Jean: Thank you so much for doing this with us! What is your “backstory” of how you become a founder?

I became a founder in that cliche college way you hear about. My roomate Mike, who is my cofounder, was describing an advert he saw for a pitch competition. I immediately thought of an idea I had been dreaming about since highschool when I first heard about AirBnB. It was to create a marketplace for someone who didn’t want to host guests. We quickly threw together a pitch deck and had an absolute blast pitching the project. We got some support and money and got to work building it. We loved the experience and have been building it ever since.

Jean: What do you think makes your company stand out? Can you share a story?

We stand out as student founders on a traditionally non-entrepreneurial campus. People are constantly shocked that we remain full time students and have built such an incredible product. When we meet potential partners they are blown away by the fact that we are so young and conduct ourselves in such a professional manner. Our fresh ideas are changing the way the storage industry works.

Jean: Are you working on any exciting projects now?

We are working on building out the website further and integrating a moving service called MUVE so that you have one-click moving along with the booking of your space. I’m also continually scouting amazing companies for Contrary Capital.

Jean: Do you have a favorite book that made a deep impact on your life? Can you share a story?

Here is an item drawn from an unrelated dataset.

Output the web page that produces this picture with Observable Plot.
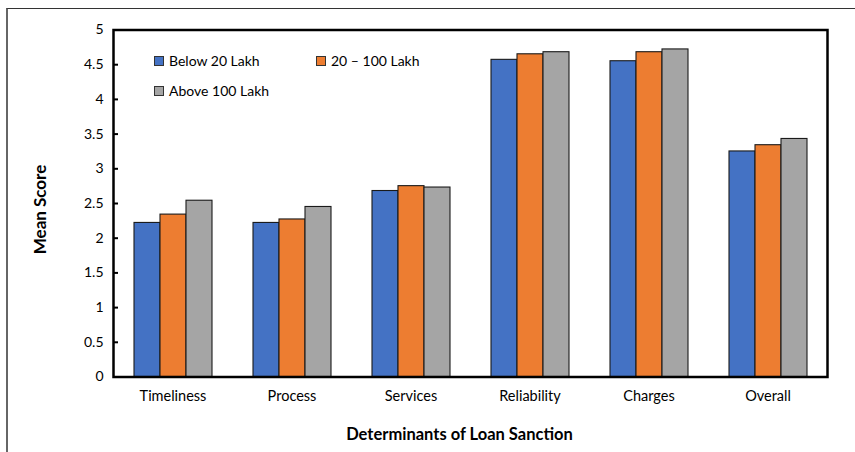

I think one of the best reads for any founder or anyone thinking to launch a business is “Venture Deals” By Brad Feld and Jason Mendelson. A great way to understand exactly what you’re getting into and what you should do to prepare. After seeing both sides of the equation now, the entrepreneur truly gets the VC viewpoint after reading this book. I think my favorite story from all this is the first time Mike and I posted to reddit. When we had initially put out the idea of NXTSTOR we decided to post to a local group to describe what we hoped to do. We go ABSOLUTELY ripped apart by the community. They thought surely the idea would never works and poked about a million holes in every plan we had. We wrote a list of everything they said and one by one checked off every aspect of their worries. When we finally launched, some of the same people applauded us for answering every one of their worries. We realized then that user sentiment was one of the most vital aspects of any new product.

Jean: What are your “5 Lessons I Learned as a Twentysomething Founder” and why? Please share a story or example for each.

  1. Always listen to your customer. This goes with what’s above. If you can’t make them comfortable and love what you’ve created they’ll never appreciate what you’ve done.
  2. If you’re working with a peer to peer marketplace always start with supply. When we first launched we had a massive backlog of people wanting to rent. We had no supply of space available and the agitated first batch of customers vanished. We had to work to get them back.
  3. The small issues will drive you the craziest. Normal companies think of insurance as no big deal and a regular accessory charge that they experience every month. With NXTSTOR we scoured the US looking for someone to provide insurance for us and nearly gave up. Nobody would provide us a good solution. We searched high and low and almost created our own insurance, until we found the perfect match when we thought we would never find a solution.
  4. Reach out to everyone! I continually send linkedin messages to people I think are interesting and would love to meet with. More often than not I get awesome responses. Everyone in the startup community is awesome and listening to advice is super helpful.
  5. There will be more projects. Don’t beat a bad idea to death trying to make it work. If you’re an intelligent person (which I bet you are) take a step back and wait for the right idea to form.

Jean: Some of the biggest names in Business, VC funding, Sports, and Entertainment read this column. Is there a person in the world, or in the US whom you would love to have a private breakfast or lunch with, and why? He or she might see this. 🙂

I would absolutely love to sit down with Kai Ryssdal who hosts Marketplace on NPR. I’ve driven back and forth from OSU to Cleveland for meetings so many times this past year and Marketplace is the highlight of those days. I love the show and the way he runs it.